Todd David, executive director of the Housing Action Coalition, said he thought the original version of the bill wouldn’t have much of an impact, but the amendments made that even more true.

“They took the original policy they knew would create little housing and they added some additional bells and whistles to ensure that it will create very little to no housing,” David said.

Additionally, the ordinance allows San Francisco to get around a key provision of SB9.

The 2021 state law lets homeowners who want to add extra units get approval through a streamlined process that bypasses city officials’ ability to use their discretion to reject housing developments. But the law applies only to areas zoned for single-family homes, so San Francisco’s rezoning of the whole city would make SB9 no longer apply to the permit approval process.

The San Francisco legislation’s end-run around SB9 was cited by Safaí and Dorsey when they explained to their colleagues why they were voting against the local measure.

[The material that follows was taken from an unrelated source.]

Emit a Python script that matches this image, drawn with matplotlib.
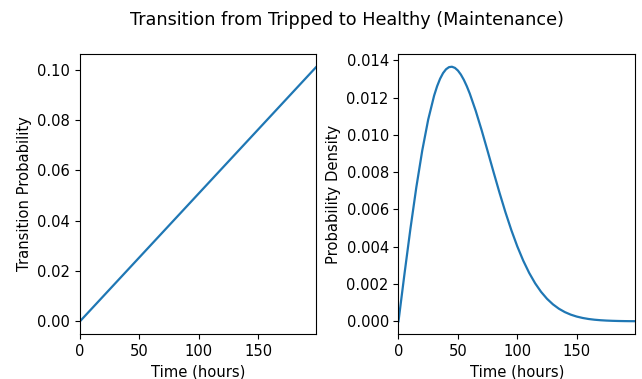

“I believe it’s too small of a step,” said Safaí, who had proposed his own fourplex ordinance that was not incorporated into Mandelman’s.

State Sen. Scott Wiener, a San Francisco Democrat and co-author of SB9, said in a statement after the board vote that, while Mandelman’s original ordinance was a “good-faith proposal,” the amended version, “sadly, doesn’t cut it.”

“The ordinance avoids SB9 without offering an alternative robust path to more housing,” Wiener said.

Even without San Francisco’s restrictions, however, SB9 likely would have had limited impact in the city, according to housing experts and a Chronicle analysis.

Mandelman has previously said he was open to discussing ways of fast-tracking permit approvals but that any such changes would have to be made by supervisors later.

“This is not the final statement on density in low-density neighborhoods,” he said Tuesday.

Hillis said that streamlining approval for fourplexes and sixplexes once the city is rezoned would likely require a ballot measure to amend the City Charter. San Franciscans are already voting on at least one amendment — possibly two — in November aimed at accelerating housing production for some projects.

Wiener said he did not believe that San Francisco could rely on its newest fourplex law to comply with its state-mandated plan to meet housing production goals. The city must plan to build 82,000 units between 2023 and 2031.

“This is further evidence that the voters are going to have to take matters into their own hands to ensure San Franciscans have enough housing to meet our city’s needs,” he said in his statement.

Supervisor Aaron Peskin, who supported the ordinance, said Tuesday that he was “actually kind of shocked that there is opposition to this.” He and Preston both said they believed the real reason for the resistance was that many of those in favor of more housing development also oppose rent control.

“Let’s be clear: They hate rent control and that is why they are opposing a bill that increases density in San Francisco,” Peskin said.